Reflector            Driven to            Director #1 to        Director #2 to        Director #3 to      
to Driven            Director #1            Director #2           Director #3           Director #4
13 1/2"                 9"                         14 1/2"                    14"                     16"

    The trusty drill press again worked its magic and 3/16" holes were drilled through the boom at the marked locations. Once we knew where the last element would mount, we measured another inch beyond that point and cut off the boom for a final length of 5'4" (64") long. We put the drill press back into action to drill 3/16" holes at the exact center of each element, then mounted each element to the boom in place with small (10-24) hardware.

    With all the elements mounted and checked for alignment, it was time to take the yagi outside for a brief test. It was cold outside - so I know we must have looked a sight - me holding
the beam antenna overhead and Jim with the trusty MFJ 269 Antenna Analyzer checking SWR. After a few minor adjustments, we achieved an almost perfect match - 1.1-1 SWR at 146.100 Mhz.

    Time then to check performance. We didn’t want to mount it on a pole, so we lifted the yagi overhead and twisted back and forth in what we guessed was the correct direction for several local repeaters. One thing we found is that the pattern is very narrow - if you get more than about 10 degrees off pointing directly at the signal source, the signal drops from full
scale to about a one. All-in-all, a definite success, and I am looking forward to getting my hands on a rotor to mount it at home for regular use.
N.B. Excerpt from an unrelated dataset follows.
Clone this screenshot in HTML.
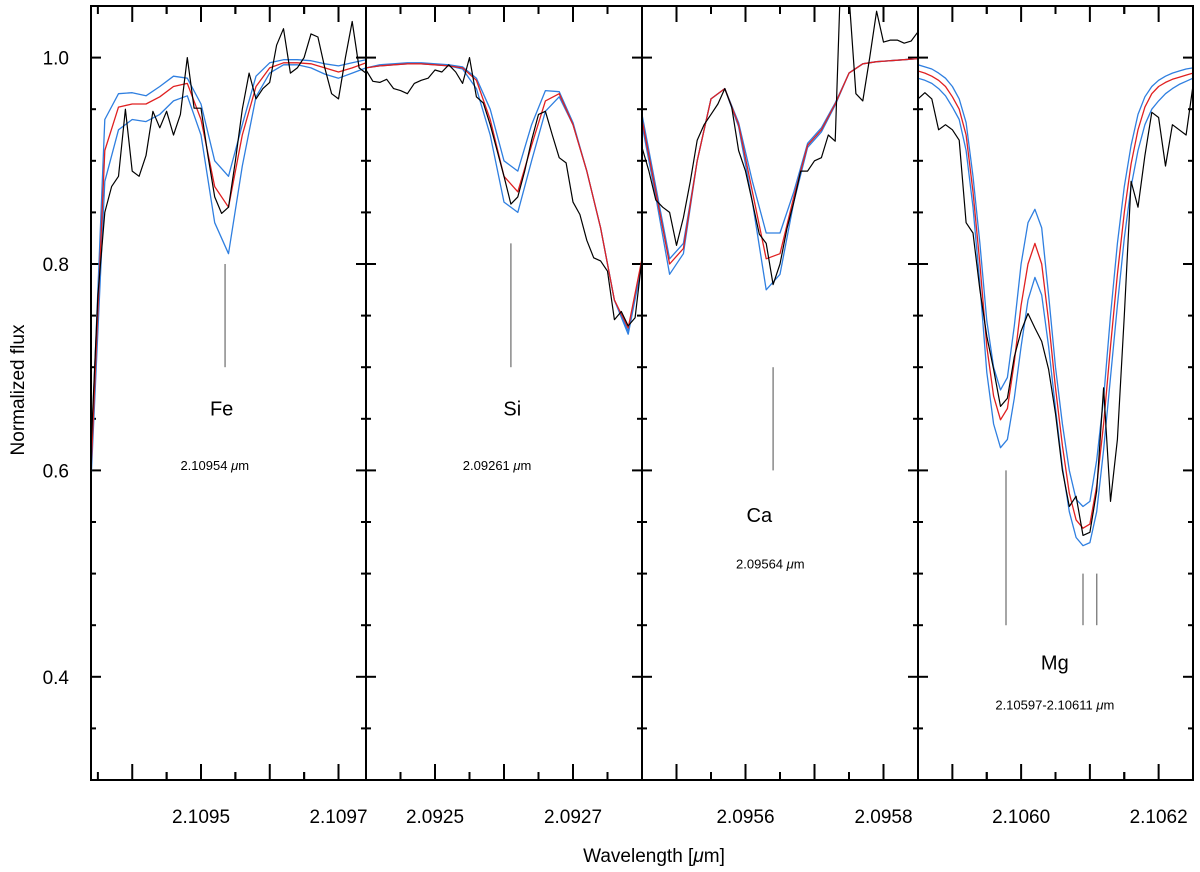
<!DOCTYPE html>
<html><head><meta charset="utf-8">
<style>
html,body{margin:0;padding:0;background:#fff;}
svg{display:block;font-family:"Liberation Sans",Arial,sans-serif;}
</style></head>
<body>
<svg id="chart" width="1200" height="872" viewBox="0 0 1200 872" xmlns="http://www.w3.org/2000/svg">
<defs></defs>
<g id="ticks"></g>
<g id="marks"></g>
<g id="frames"></g>
<g id="labels"></g>
<text x="24" y="390" font-size="19" text-anchor="middle" transform="rotate(-90 24 390)">Normalized flux</text>
<text x="654" y="862" font-size="19" text-anchor="middle">Wavelength [<tspan font-style="italic">μ</tspan>m]</text>
</svg>
<script>
// ---- data ----
const yTickValues = [0.4, 0.6, 0.8, 1.0];
const yTickLabels = ["0.4", "0.6", "0.8", "1.0"];
const panelStarts = [2.10934, 2.0924, 2.09545, 2.10585];
const panelEnds = [2.10974, 2.0928, 2.09585, 2.10625];
const panelMajorTicks = [
  [2.1094, 2.1095, 2.1096, 2.1097],
  [2.0925, 2.0926, 2.0927],
  [2.0955, 2.0956, 2.0957, 2.0958],
  [2.1059, 2.1060, 2.1061, 2.1062]
];
const panelTickLabels = [
  ["2.1095", "2.1097"], ["2.0925", "2.0927"], ["2.0956", "2.0958"], ["2.1060", "2.1062"]
];
const panelModelSteps = [2e-5, 2e-5, 2e-5, 1e-5];
const blackStep = 1e-5;

const p1Black = [0.62,0.77,0.85,0.875,0.885,0.95,0.89,0.885,0.905,0.948,0.932,0.948,0.925,0.945,1.0,0.951,0.951,0.905,0.865,0.849,0.855,0.9,0.95,0.985,0.96,0.97,0.976,1.012,1.028,0.985,0.99,1.0,1.023,1.02,0.99,0.965,0.96,1.0,1.035,0.99,0.985];
const p1Red = [0.60,0.91,0.952,0.955,0.955,0.962,0.972,0.975,0.94,0.875,0.855,0.925,0.972,0.99,0.995,0.995,0.994,0.99,0.986,0.99,0.995];
const p1BlueHi = [0.61,0.94,0.965,0.966,0.963,0.972,0.982,0.98,0.955,0.9,0.885,0.935,0.982,0.995,0.998,0.998,0.997,0.994,0.992,0.995,0.998];
const p1BlueLo = [0.59,0.88,0.93,0.94,0.938,0.945,0.958,0.963,0.925,0.84,0.81,0.895,0.962,0.985,0.993,0.993,0.99,0.984,0.98,0.985,0.99];

const p2Black = [0.988,0.977,0.976,0.979,0.97,0.968,0.965,0.975,0.978,0.98,0.988,0.986,0.993,0.986,0.975,1.0,0.962,0.956,0.935,0.91,0.885,0.858,0.865,0.89,0.92,0.945,0.948,0.925,0.903,0.898,0.86,0.848,0.823,0.806,0.803,0.793,0.746,0.754,0.74,0.748,0.805];
const p2Red = [0.99,0.992,0.993,0.994,0.994,0.993,0.992,0.99,0.978,0.94,0.885,0.87,0.915,0.958,0.965,0.935,0.89,0.835,0.765,0.738,0.805];
const p2BlueHi = [0.99,0.993,0.994,0.995,0.995,0.994,0.993,0.991,0.98,0.95,0.9,0.89,0.935,0.968,0.967,0.937,0.89,0.835,0.765,0.735,0.80];
const p2BlueLo = [0.99,0.992,0.993,0.994,0.994,0.993,0.992,0.989,0.97,0.925,0.86,0.85,0.9,0.948,0.962,0.935,0.89,0.835,0.765,0.732,0.8];

const p3Black = [0.913,0.89,0.862,0.855,0.85,0.818,0.845,0.88,0.92,0.935,0.945,0.955,0.97,0.952,0.91,0.89,0.86,0.829,0.82,0.78,0.8,0.834,0.86,0.89,0.89,0.9,0.903,0.925,0.919,1.12,1.06,0.965,0.958,1.0,1.045,1.015,1.017,1.017,1.014,1.016,1.025];
const p3Red = [0.94,0.87,0.80,0.815,0.9,0.96,0.97,0.935,0.87,0.805,0.81,0.865,0.915,0.93,0.955,0.985,0.994,0.996,0.997,0.998,0.999];
const p3BlueHi = [0.945,0.875,0.805,0.82,0.9,0.96,0.97,0.937,0.88,0.83,0.83,0.87,0.917,0.932,0.956,0.985,0.994,0.996,0.997,0.998,0.999];
const p3BlueLo = [0.935,0.865,0.79,0.81,0.9,0.96,0.97,0.933,0.86,0.775,0.79,0.86,0.913,0.928,0.954,0.985,0.994,0.996,0.997,0.998,0.999];

const p4Black = [0.96,0.966,0.96,0.93,0.935,0.93,0.92,0.84,0.83,0.775,0.73,0.698,0.662,0.67,0.71,0.735,0.752,0.738,0.725,0.698,0.655,0.6,0.565,0.575,0.537,0.54,0.58,0.68,0.57,0.63,0.75,0.88,0.855,0.905,0.947,0.942,0.895,0.935,0.93,0.925,0.973];
const p4Red = [0.987,0.985,0.982,0.978,0.972,0.962,0.95,0.925,0.87,0.8,0.72,0.672,0.649,0.66,0.705,0.76,0.8,0.82,0.8,0.745,0.68,0.624,0.578,0.552,0.544,0.548,0.585,0.645,0.72,0.79,0.85,0.897,0.93,0.952,0.965,0.972,0.976,0.979,0.981,0.983,0.985];
const p4BlueHi = [0.993,0.991,0.989,0.985,0.98,0.972,0.96,0.937,0.885,0.82,0.745,0.7,0.678,0.69,0.74,0.8,0.84,0.853,0.835,0.77,0.7,0.645,0.6,0.572,0.565,0.57,0.61,0.67,0.75,0.82,0.875,0.915,0.945,0.962,0.972,0.978,0.982,0.985,0.987,0.989,0.99];
const p4BlueLo = [0.98,0.978,0.975,0.97,0.963,0.952,0.94,0.91,0.855,0.78,0.695,0.645,0.622,0.63,0.67,0.72,0.765,0.787,0.77,0.72,0.66,0.603,0.56,0.535,0.527,0.53,0.56,0.62,0.69,0.76,0.825,0.875,0.91,0.935,0.95,0.958,0.965,0.97,0.974,0.977,0.98];

const lineNames = ["Fe", "Si", "Ca", "Mg"];
const lineLabels = ["2.10954", "2.09261", "2.09564", "2.10597-2.10611"];
const markerWl = [[2.109535], [2.09261], [2.09564], [2.105978, 2.10609, 2.10611]];
const markerTop = [[0.80], [0.82], [0.70], [0.60, 0.50, 0.50]];
const markerBottom = [[0.70], [0.70], [0.60], [0.45, 0.45, 0.45]];
const nameFlux = [0.66, 0.66, 0.557, 0.414];
const wlFlux = [0.605, 0.605, 0.51, 0.373];
const nameWl = [2.10953, 2.092612, 2.09562, 2.106049];
const wlLabelWl = [2.10952, 2.09259, 2.095636, 2.106049];

// ---- layout ----
const panelX = [91, 366, 642, 918, 1193];
const plotTop = 6, plotBottom = 780;
const yMin = 0.30, yMax = 1.05;
const NS = "http://www.w3.org/2000/svg";
function yScale(v){ return plotBottom - (v - yMin) / (yMax - yMin) * (plotBottom - plotTop); }
function xScale(p, wl){ return panelX[p] + (wl - panelStarts[p]) / (panelEnds[p] - panelStarts[p]) * (panelX[p+1] - panelX[p]); }
function mk(tag, parent){ const e = document.createElementNS(NS, tag); parent.appendChild(e); return e; }

const ticksG = document.getElementById('ticks');
const marksG = document.getElementById('marks');
const framesG = document.getElementById('frames');
const labelsG = document.getElementById('labels');
const defs = document.querySelector('defs');

const series = [
  [p1Black, p1Red, p1BlueHi, p1BlueLo],
  [p2Black, p2Red, p2BlueHi, p2BlueLo],
  [p3Black, p3Red, p3BlueHi, p3BlueLo],
  [p4Black, p4Red, p4BlueHi, p4BlueLo]
];
const seriesNames = ["observed-spectrum", "model-best-fit", "model-upper", "model-lower"];
const seriesColors = ["#000000", "#e02020", "#2f7fe0", "#2f7fe0"];

for (let p = 0; p < 4; p++) {
  const cp = mk('clipPath', defs);
  cp.setAttribute('id', 'clip' + p);
  const cr = mk('rect', cp);
  cr.setAttribute('x', panelX[p]); cr.setAttribute('y', plotTop);
  cr.setAttribute('width', panelX[p+1] - panelX[p]); cr.setAttribute('height', plotBottom - plotTop);

  const pg = mk('g', marksG);
  pg.setAttribute('clip-path', 'url(#clip' + p + ')');
  
  

  [2, 3, 1, 0].forEach(s => {
    const arr = series[p][s];
    const step = s === 0 ? blackStep : panelModelSteps[p];
    const pts = arr.map((v, i) => xScale(p, panelStarts[p] + i * step).toFixed(1) + ',' + yScale(v).toFixed(1)).join(' ');
    const pl = mk('polyline', pg);
    pl.setAttribute('points', pts);
    pl.setAttribute('fill', 'none');
    pl.setAttribute('stroke', seriesColors[s]);
    pl.setAttribute('stroke-width', s === 0 ? '1.2' : '1.3');
    pl.setAttribute('stroke-linejoin', 'round');
    
    
  });

  markerWl[p].forEach((wl, k) => {
    const ln = mk('line', pg);
    const x = xScale(p, wl);
    ln.setAttribute('x1', x); ln.setAttribute('x2', x);
    ln.setAttribute('y1', yScale(markerTop[p][k])); ln.setAttribute('y2', yScale(markerBottom[p][k]));
    ln.setAttribute('stroke', '#777'); ln.setAttribute('stroke-width', '1.3');
    
    
  });

  const t1 = mk('text', labelsG);
  t1.setAttribute('x', xScale(p, nameWl[p])); t1.setAttribute('y', yScale(nameFlux[p]) + 7);
  t1.setAttribute('font-size', '20'); t1.setAttribute('text-anchor', 'middle');
  t1.textContent = lineNames[p];
  
  
  const t2 = mk('text', labelsG);
  t2.setAttribute('x', xScale(p, wlLabelWl[p])); t2.setAttribute('y', yScale(wlFlux[p]) + 5);
  t2.setAttribute('font-size', '13'); t2.setAttribute('text-anchor', 'middle');
  t2.textContent = lineLabels[p] + ' ';
  const mu = mk('tspan', t2); mu.setAttribute('font-style', 'italic'); mu.textContent = 'μ';
  const mm = mk('tspan', t2); mm.textContent = 'm';
  
  

  const majors = panelMajorTicks[p];
  const half = 0.00005;
  const allTicks = [];
  majors.forEach(m => { allTicks.push([m, true]); allTicks.push([m - half, false]); allTicks.push([m + half, false]); });
  allTicks.forEach(([wl, major]) => {
    if (wl <= panelStarts[p] + 1e-7 || wl >= panelEnds[p] - 1e-7) return;
    const x = xScale(p, wl);
    const len = major ? 16 : 8;
    [[plotBottom, plotBottom - len], [plotTop, plotTop + len]].forEach(([a, b]) => {
      const tl = mk('line', ticksG);
      tl.setAttribute('x1', x); tl.setAttribute('x2', x);
      tl.setAttribute('y1', a); tl.setAttribute('y2', b);
      tl.setAttribute('stroke', '#000'); tl.setAttribute('stroke-width', '2');
      
      
    });
  });
  panelTickLabels[p].forEach(lbl => {
    const tx = mk('text', labelsG);
    tx.setAttribute('x', xScale(p, parseFloat(lbl)));
    tx.setAttribute('y', 823);
    tx.setAttribute('font-size', '19'); tx.setAttribute('text-anchor', 'middle');
    tx.textContent = lbl;
    
    
  });

  for (let v = 0.30; v <= 1.0501; v += 0.05) {
    const vv = Math.round(v * 100) / 100;
    const major = Math.abs((vv * 10) % 2) < 1e-6 || Math.abs((vv * 10) % 2 - 2) < 1e-6;
    const len = major ? 10 : 5;
    const y = yScale(vv);
    [[panelX[p], panelX[p] + len], [panelX[p+1], panelX[p+1] - len]].forEach(([a, b]) => {
      const tl = mk('line', ticksG);
      tl.setAttribute('x1', a); tl.setAttribute('x2', b);
      tl.setAttribute('y1', y); tl.setAttribute('y2', y);
      tl.setAttribute('stroke', '#000'); tl.setAttribute('stroke-width', '2');
      
      
    });
  }

  const fr = mk('rect', framesG);
  fr.setAttribute('x', panelX[p]); fr.setAttribute('y', plotTop);
  fr.setAttribute('width', panelX[p+1] - panelX[p]); fr.setAttribute('height', plotBottom - plotTop);
  fr.setAttribute('fill', 'none'); fr.setAttribute('stroke', '#000'); fr.setAttribute('stroke-width', '2');
  
  
}

yTickValues.forEach((v, i) => {
  const t = mk('text', labelsG);
  t.setAttribute('x', 69); t.setAttribute('y', yScale(v) + 7);
  t.setAttribute('font-size', '19'); t.setAttribute('text-anchor', 'end');
  t.textContent = yTickLabels[i];
  
  
});
</script>
</body></html>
    And the sections of boom that Jim kept? “You’ll have to wait and see what I build with that,” was his cryptic comment.
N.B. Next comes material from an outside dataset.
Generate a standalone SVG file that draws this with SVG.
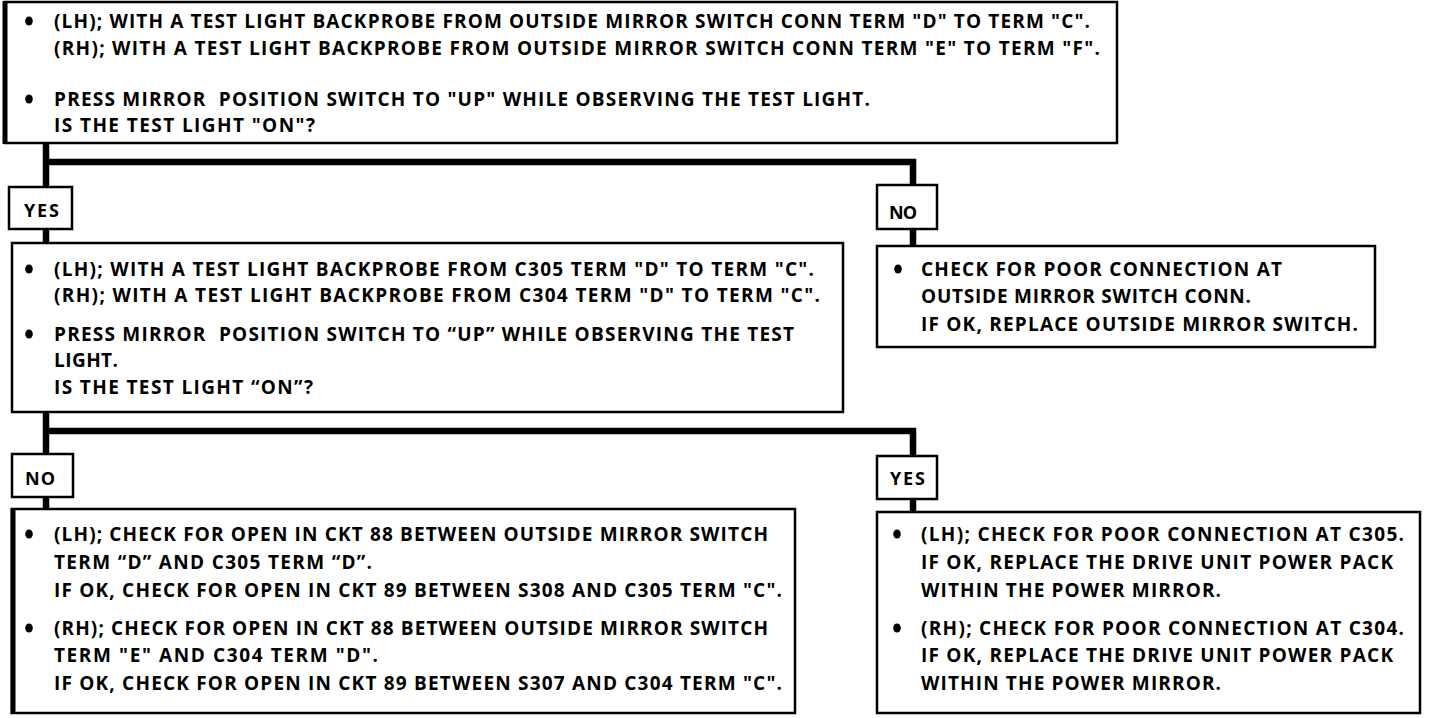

    The yagi described above was not the only creation of the week. I also had the chance to put together an 80-Meter dipole out of some old wire, an SO-239 connector and a small piece of lexan as the center section.
    
    The first step was to cut the legs for the antenna. Using the old formula that should be familiar to every person holding even a technician class license, (468 divided by frequency in Megahertz, I quickly determined that the antenna would be 133.71 feet long. Dividing by two, we see that each leg would be 66.86 feet long.

    Because I plan to hang the antenna in an “Inverted ‘V’”, however, I know to subtract 1.5% of length from each leg. Doing the math quickly, that left each leg at 65.85 feet. I measured out the wire, (14 gauge stranded - insulated) and cut each leg at 66 feet - leaving about two inches per leg for trimming and attachments.
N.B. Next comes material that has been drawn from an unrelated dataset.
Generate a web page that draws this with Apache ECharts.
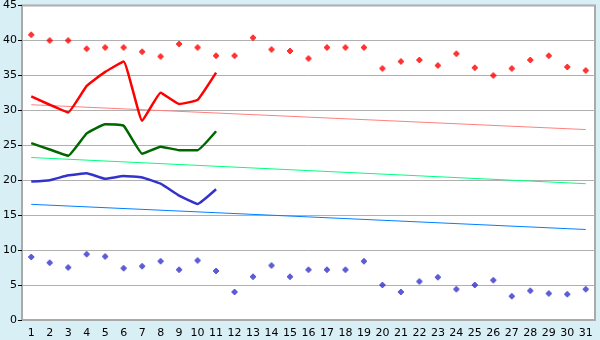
<!DOCTYPE html>
<html><head><meta charset="utf-8">
<script src="https://cdn.jsdelivr.net/npm/echarts@6/dist/echarts.min.js"></script>
<style>html,body{margin:0;padding:0;background:#d9eff6;}#c{width:600px;height:340px;}</style>
</head><body><div id="c"></div>
<script>
var days = ['1','2','3','4','5','6','7','8','9','10','11','12','13','14','15','16','17','18','19','20','21','22','23','24','25','26','27','28','29','30','31'];
var redPoints = [40.8,40.0,40.0,38.8,39.0,39.0,38.4,37.7,39.5,39.0,37.8,37.8,40.4,38.7,38.5,37.4,39.0,39.0,39.0,36.0,37.0,37.2,36.4,38.1,36.1,35.0,36.0,37.2,37.8,36.2,35.7];
var bluePoints = [9.0,8.2,7.5,9.4,9.1,7.4,7.7,8.4,7.2,8.5,7.0,4.0,6.2,7.8,6.2,7.2,7.2,7.2,8.4,5.0,4.0,5.5,6.1,4.4,5.0,5.7,3.4,4.2,3.8,3.7,4.4];
var redLine = [32.0,30.8,29.7,33.5,35.5,37.0,28.5,32.5,30.9,31.5,35.4];
var greenLine = [25.3,24.4,23.5,26.7,28.0,27.8,23.8,24.8,24.3,24.3,27.0];
var blueLine = [19.8,20.0,20.7,21.0,20.2,20.6,20.4,19.5,17.8,16.6,18.7];
var redTrend = [['1',30.8],['31',27.25]];
var greenTrend = [['1',23.25],['31',19.5]];
var blueTrend = [['1',16.55],['31',12.95]];
var yTicks = [0,5,10,15,20,25,30,35,40,45];

var blob = 'path://M2,0H4V1H5V2H6V4H5V5H4V6H2V5H1V4H0V2H1V1H2Z';
var chart = echarts.init(document.getElementById('c'));
function line(name, data, color, w, smooth){
  return {name:name,type:'line',data:data,symbol:'none',smooth:smooth,
    lineStyle:{color:color,width:w},itemStyle:{color:color},animation:false,z:3};
}
chart.setOption({
  backgroundColor:'#d9eff6',
  animation:false,
  grid:{left:20,top:5,right:5,bottom:20,show:true,backgroundColor:'#ffffff',borderColor:'#aaaaaa',borderWidth:2},
  xAxis:{type:'category',data:days,boundaryGap:true,
    axisLine:{lineStyle:{color:'#aaaaaa',width:2}},
    axisTick:{alignWithLabel:true,length:6,lineStyle:{color:'#000'}},
    axisLabel:{color:'#000',fontFamily:'DejaVu Sans',fontSize:11,margin:8,interval:0},
    splitLine:{show:false}},
  yAxis:{type:'value',min:0,max:45,interval:5,
    axisLine:{show:true,lineStyle:{color:'#aaaaaa',width:2}},
    axisTick:{show:true,length:4,lineStyle:{color:'#000'}},
    axisLabel:{color:'#000',fontFamily:'DejaVu Sans',fontSize:11,margin:5,
      formatter:function(v){return yTicks.indexOf(v)>=0?String(v):'';}},
    splitLine:{lineStyle:{color:'#b0b0b0',width:1}}},
  series:[
    line('redTrend',redTrend,'#ff8080',1,false),
    line('greenTrend',greenTrend,'#00ff80',1,false),
    line('blueTrend',blueTrend,'#0080ff',1,false),
    line('red',redLine,'#ff0000',2.5,0.1),
    line('green',greenLine,'#006600',2.5,0.1),
    line('blue',blueLine,'#3333cc',2.5,0.1),
    {name:'redPts',type:'scatter',data:redPoints,symbol:blob,symbolSize:6,itemStyle:{color:'#ff0000'},z:4},
    {name:'bluePts',type:'scatter',data:bluePoints,symbol:blob,symbolSize:6,itemStyle:{color:'#3333cc'},z:4}
  ]
});
</script></body></html>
    I then turned my attention to the center section. The first step was to drill out the space for the SO-239 connector to sit in the middle of the lexan. Using a Forstner bit, I made a hollowed-out area for the SO-239, then switched to a smaller bit for the center hole for the connector. The center punch hole from the Forster bit made centering the smaller hole easy - and a clean hole straight through the lexan was quickly achieved. Two smaller holes were drilled out for the mounting hardware for the SO-239, as well as smaller holes about one-inch from the outside edge of the lexan for the leg mountings.

    The SO-239 was bolted into place, and a short wire jumper was soldered to the center pin of the SO-239, and it terminated at one of the leg mounting bolts. Another wire jumper runs from one of the SO-239 mounting bolts to the other leg mounting point.The legs were then attached using ring connectors to the leg mounting points, and after a generous covering of clear silicone was applied to seal the back of the SO-239, the dipole is ready to be mounted and used.

    A quick raid on the old junkbox turned up two old cable reliefs that were pressed into service as ends for the dipole legs. They provide a place to tie off the legs without taking the chance that the legs will break due to bending strain. The only addition planned from the picture, right, is the addition of strain relief where the legs leave the edge of the center piece of lexan. These will be made from large eye-connectors.